Deer River Neighbors Help Each Other Recover After Tornado
The National Weather Service has confirmed an EF-1 tornado with winds up to 107 miles per hour caused extensive damage in Deer River on Memorial Day. The town and its citizens are left to ask one question: what now?
“The storm started approaching and we were in the house and watching as it progressed, and we were in the front window and watching the sky turn pea green, and all of a sudden the wind came and that was it,” said resident Eileen Johnston, whose garage was damaged by the storm.
Deer River saw heavy winds tear down buildings, uproot trees, and knock over power lines.
“It was instantaneous, as soon as the wind kicked up we saw shingles and lumber and stuff flying 50 foot in the air down our street,” said Deer River Police Chief Brian Castellano. “We’re used to hearing these bad weather reports and possible bad weather and 9 times out of 10 it’s wind or something like that, but not damage like this.”
The cleanup is only the first step in a long recovery process.
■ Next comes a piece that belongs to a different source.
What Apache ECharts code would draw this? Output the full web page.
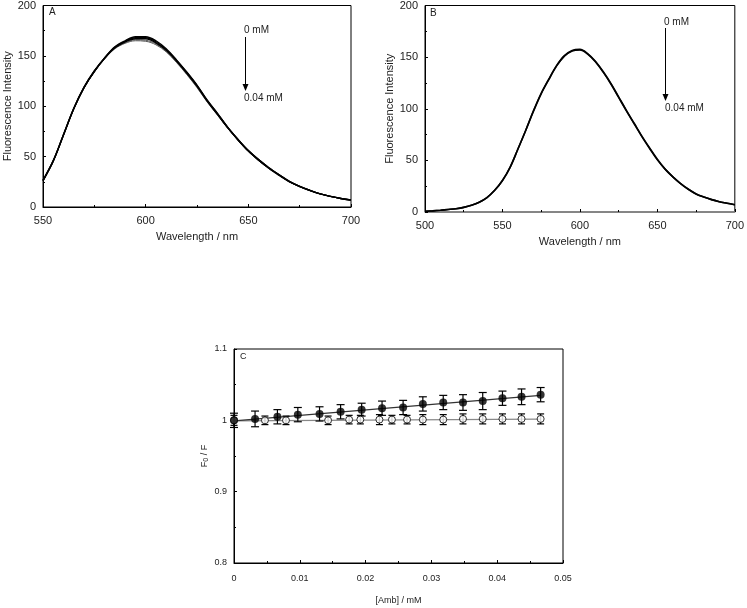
<!DOCTYPE html>
<html><head><meta charset="utf-8">
<script src="https://cdn.jsdelivr.net/npm/echarts@6/dist/echarts.min.js"></script>
<style>html,body{margin:0;padding:0;background:#fff}#c{width:747px;height:608px}</style>
</head><body><div id="c"></div>
<script>
// ---- Panel A data (550-700 nm, step 5) ----
const wlA = [550,555,560,565,570,575,580,585,590,595,600,605,610,615,620,625,630,635,640,645,650,655,660,665,670,675,680,685,690,695,700];
const specA1 = [26.5,46,72,98,119,135,148,159,165,169,169,165,157,146,134,121,106,93,79,67,56,47,39,32,25.5,20.5,16.5,13,10.5,8.5,7];
const specA2 = [26.5,46,72,98,119,135,148,158.5,164.5,168,168,164,156,145.5,133.5,120.5,105.5,92.5,79,67,56,47,39,32,25.5,20.5,16.5,13,10.5,8.5,7];
const specA3 = [26,45.5,71.5,97.5,118.5,134.5,147.5,158,164,167,167,163,155.5,145,133,120,105,92,78.5,66.5,55.5,46.5,38.5,31.5,25,20.5,16.5,13,10.5,8.5,7];
const specA4 = [26,45.5,71.5,97.5,118.5,134,147,157.5,163,166,165.5,162,154.5,144,132,119,104.5,91.5,78,66,55,46,38.5,31.5,25,20,16.5,13,10.5,8.5,7];
const specA5 = [26,45.5,71,97,118,134,147,157,162.5,165,164.5,161,154,143.5,131.5,118.5,104,91,78,66,55,46,38,31,25,20,16,13,10.5,8.5,7];
// ---- Panel B data (500-700 nm, step 5) ----
const wlB = [500,505,510,515,520,525,530,535,540,545,550,555,560,565,570,575,580,585,590,595,600,605,610,615,620,625,630,635,640,645,650,655,660,665,670,675,680,685,690,695,700];
const specB1 = [0.6,1.1,1.7,2.4,3.2,4.5,6.5,9.5,14,21,30.5,43.5,61,79,98,115,129,142,151.5,156.5,157.5,153.5,146,136,124.5,111.5,98.5,86,73.5,62,51,41.5,34,27.5,22,17.5,14.5,12,10,8.5,7];
const specB2 = [0.6,1.1,1.7,2.4,3.2,4.5,6.5,9.5,14,21,30.5,43.5,61,79,97.5,114.5,128.5,141.5,151,156,157,153,145.5,135.5,124,111,98,85.5,73,61.5,50.5,41.5,34,27.5,22,17.5,14.5,12,10,8.5,7];
// ---- Panel C data ----
const ambFilled = [0,0.0032,0.0066,0.0097,0.013,0.0162,0.0194,0.0225,0.0257,0.0287,0.0318,0.0348,0.0378,0.0408,0.0437,0.0466];
const ratioFilled = [1.000,1.002,1.005,1.008,1.009,1.012,1.015,1.017,1.018,1.023,1.025,1.025,1.027,1.031,1.033,1.036];
const errFilled = [0.01,0.011,0.01,0.01,0.01,0.01,0.009,0.01,0.01,0.01,0.01,0.011,0.012,0.01,0.011,0.01];
const ambOpen = [0,0.0047,0.0079,0.0143,0.0175,0.0192,0.0221,0.024,0.0263,0.0287,0.0318,0.0348,0.0378,0.0408,0.0437,0.0466];
const ratioOpen = [1.000,1.000,1.000,1.000,1.001,1.001,1.001,1.001,1.001,1.001,1.001,1.002,1.002,1.002,1.002,1.002];
const errOpen = [0.007,0.006,0.006,0.006,0.006,0.006,0.007,0.006,0.006,0.007,0.007,0.007,0.007,0.007,0.007,0.007];
const fitX = [0, 0.0466];
const fitFilledY = [0.9993, 1.035];
const fitOpenY = [0.9993, 1.0018];

const FONT = '"Liberation Sans", Arial, sans-serif';
const zip = (xs, ys) => xs.map((x, i) => [x, ys[i]]);
const zip3 = (xs, ys, es) => xs.map((x, i) => [x, ys[i], es[i]]);

function axisCommon(size) {
  return {
    axisLine: {show: true, lineStyle: {color: '#000', width: 1}},
    axisTick: {show: true, inside: true, length: 3, lineStyle: {color: '#000'}},
    minorTick: {show: true, splitNumber: 2, length: 2, lineStyle: {color: '#000'}},
    splitLine: {show: false},
    axisLabel: {color: '#222', fontFamily: FONT, fontSize: size},
    nameTextStyle: {color: '#222', fontFamily: FONT, fontSize: size},
    nameLocation: 'middle'
  };
}

const errRender = (w) => function (params, api) {
  const x = api.value(0), y = api.value(1), e = api.value(2);
  const t = api.coord([x, y + e]), b = api.coord([x, y - e]);
  const st = {stroke: '#000', lineWidth: 1.2};
  return {type: 'group', children: [
    {type: 'line', shape: {x1: t[0], y1: t[1], x2: b[0], y2: b[1]}, style: st},
    {type: 'line', shape: {x1: t[0] - w, y1: t[1], x2: t[0] + w, y2: t[1]}, style: st},
    {type: 'line', shape: {x1: b[0] - w, y1: b[1], x2: b[0] + w, y2: b[1]}, style: st}
  ]};
};

function specLine(xAxisIndex, xs, ys, color, width) {
  return {type: 'line', xAxisIndex, yAxisIndex: xAxisIndex, data: zip(xs, ys), showSymbol: false,
    smooth: 0.35, lineStyle: {color, width}, silent: true, animation: false};
}

const chart = echarts.init(document.getElementById('c'), null, {renderer: 'canvas'});
chart.setOption({
  animation: false,
  backgroundColor: '#fff',
  grid: [
    {left: 43, top: 4, width: 308, height: 203, show: true, borderColor: '#000', borderWidth: 1},
    {left: 425, top: 5, width: 314, height: 207, show: true, borderColor: '#000', borderWidth: 1},
    {left: 234, top: 349, width: 329, height: 214, show: true, borderColor: '#000', borderWidth: 1}
  ],
  xAxis: [
    Object.assign(axisCommon(11), {gridIndex: 0, type: 'value', min: 550, max: 700, interval: 50,
      name: 'Wavelength / nm', nameGap: 24, axisLabel: {color: '#222', fontFamily: FONT, fontSize: 11, margin: 8}}),
    Object.assign(axisCommon(11), {gridIndex: 1, type: 'value', min: 500, max: 700, interval: 50,
      name: 'Wavelength / nm', nameGap: 24, axisLabel: {color: '#222', fontFamily: FONT, fontSize: 11, margin: 8},
      axisLine: {show: true, lineStyle: {color: '#888', width: 1.5}}}),
    Object.assign(axisCommon(9), {gridIndex: 2, type: 'value', min: 0, max: 0.05, interval: 0.01,
      name: '[Amb] / mM', nameGap: 33, axisLabel: {color: '#222', fontFamily: FONT, fontSize: 9, margin: 11}})
  ],
  yAxis: [
    Object.assign(axisCommon(11), {gridIndex: 0, type: 'value', min: 0, max: 200, interval: 50,
      name: 'Fluorescence Intensity', nameGap: 30, axisLabel: {color: '#222', fontFamily: FONT, fontSize: 11, margin: 7}}),
    Object.assign(axisCommon(11), {gridIndex: 1, type: 'value', min: 0, max: 200, interval: 50,
      name: 'Fluorescence Intensity', nameGap: 30, axisLabel: {color: '#222', fontFamily: FONT, fontSize: 11, margin: 7}}),
    Object.assign(axisCommon(9), {gridIndex: 2, type: 'value', min: 0.8, max: 1.1, interval: 0.1,
      name: '{a|F}{b|0}{a| / F}', nameGap: 24,
      nameTextStyle: {color: '#222', fontFamily: FONT, fontSize: 9,
        rich: {a: {fontFamily: FONT, fontSize: 9, color: '#222'}, b: {fontFamily: FONT, fontSize: 7, color: '#222', verticalAlign: 'bottom', padding: [3, 0, 0, 0]}}},
      axisLabel: {color: '#222', fontFamily: FONT, fontSize: 9, margin: 7,
        formatter: v => (Math.abs(v - 1) < 1e-9 ? '1' : (Math.round(v * 10) / 10).toString())}})
  ],
  series: [
    specLine(0, wlA, specA5, '#555', 1),
    specLine(0, wlA, specA4, '#555', 1),
    specLine(0, wlA, specA3, '#000', 1.4),
    specLine(0, wlA, specA2, '#000', 1.4),
    specLine(0, wlA, specA1, '#000', 1.4),
    specLine(1, wlB, specB2, '#000', 1.6),
    specLine(1, wlB, specB1, '#000', 1.6),
    {type: 'line', xAxisIndex: 2, yAxisIndex: 2, data: zip(fitX, fitOpenY), showSymbol: false,
      lineStyle: {color: '#888', width: 1.2}, silent: true, z: 2},
    {type: 'line', xAxisIndex: 2, yAxisIndex: 2, data: zip(fitX, fitFilledY), showSymbol: false,
      lineStyle: {color: '#333', width: 1.2}, silent: true, z: 2},
    {type: 'custom', xAxisIndex: 2, yAxisIndex: 2, data: zip3(ambOpen, ratioOpen, errOpen), renderItem: errRender(3.5), z: 3, silent: true},
    {type: 'custom', xAxisIndex: 2, yAxisIndex: 2, data: zip3(ambFilled, ratioFilled, errFilled), renderItem: errRender(4), z: 3, silent: true},
    {type: 'scatter', xAxisIndex: 2, yAxisIndex: 2, data: zip(ambOpen, ratioOpen), symbol: 'circle', symbolSize: 7,
      itemStyle: {color: '#fff', borderColor: '#000', borderWidth: 1}, z: 4, silent: true},
    {type: 'scatter', xAxisIndex: 2, yAxisIndex: 2, data: zip(ambFilled, ratioFilled), symbol: 'circle', symbolSize: 8,
      itemStyle: {color: '#000'}, z: 5, silent: true}
  ],
  graphic: [
    {type: 'text', left: 49, top: 7, style: {text: 'A', font: '10px ' + FONT, fill: '#222'}},
    {type: 'text', left: 430, top: 8, style: {text: 'B', font: '10px ' + FONT, fill: '#222'}},
    {type: 'text', left: 240, top: 352, style: {text: 'C', font: '9px ' + FONT, fill: '#222'}},
    // Panel A arrow
    {type: 'text', left: 244, top: 25, style: {text: '0 mM', font: '10px ' + FONT, fill: '#222'}},
    {type: 'line', shape: {x1: 245.5, y1: 37, x2: 245.5, y2: 86}, style: {stroke: '#000', lineWidth: 1}},
    {type: 'polygon', shape: {points: [[242.5, 84], [248.5, 84], [245.5, 91]]}, style: {fill: '#000'}},
    {type: 'text', left: 244, top: 93, style: {text: '0.04 mM', font: '10px ' + FONT, fill: '#222'}},
    // Panel B arrow
    {type: 'text', left: 664, top: 17, style: {text: '0 mM', font: '10px ' + FONT, fill: '#222'}},
    {type: 'line', shape: {x1: 665.5, y1: 28, x2: 665.5, y2: 96}, style: {stroke: '#000', lineWidth: 1}},
    {type: 'polygon', shape: {points: [[662.5, 94], [668.5, 94], [665.5, 101]]}, style: {fill: '#000'}},
    {type: 'text', left: 665, top: 103, style: {text: '0.04 mM', font: '10px ' + FONT, fill: '#222'}}
  ]
});
</script></body></html>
With houses either partially or fully destroyed and power lines down across the city, leaving some without electricity for almost two days, the community is now coming together to help their neighbors recover.
“People from our church and friends that have stopped by and said, ‘if you need help, call,’ and the city has said [that], and we’ve got a lot of offers to help clean up,” said Eileen Johnston.
“So many good, kind people,” added her husband Marvin Johnston.
“Everyone that is here [to help cleanup] just showed up,” said Carol Skaja, whose home was damaged by the storm. “I didn’t have to call anyone and all the rest of the people that are here that are helping in my yard, and I think there’s like 15 or 20 ’cause a couple more just showed up, just showed up and asked if they could help.”
“It’s kind of like, wow, all the activity that you saw yesterday with people helping clean up in different places, and even after the storm was done all the people checking on their neighbors, people are diving into cleaning up yards almost within the hour after the storm was done,” said Chief Castellano.
It was not only houses that were affected. Businesses and outdoor recreational areas like the area baseball and softball fields experienced damage. However, what can be torn down can also be rebuilt.
“Right now I think for the most part, we’re in pretty decent shape,” said Chief Castellano. “We’ve had tons and tons of offers from other towns, volunteer organizations, which we appreciate very much.”
“It is a great community and I don’t think you can find another community like Deer River because it is so small, it’s a small community, and everybody is willing to help everybody,” said Skaja. “I wouldn’t know what to do without all these people.”
Although it is not confirmed, some buildings like the funeral home and post office may be condemned, leaving Deer River residents to travel further distances for what used to be small town conveniences.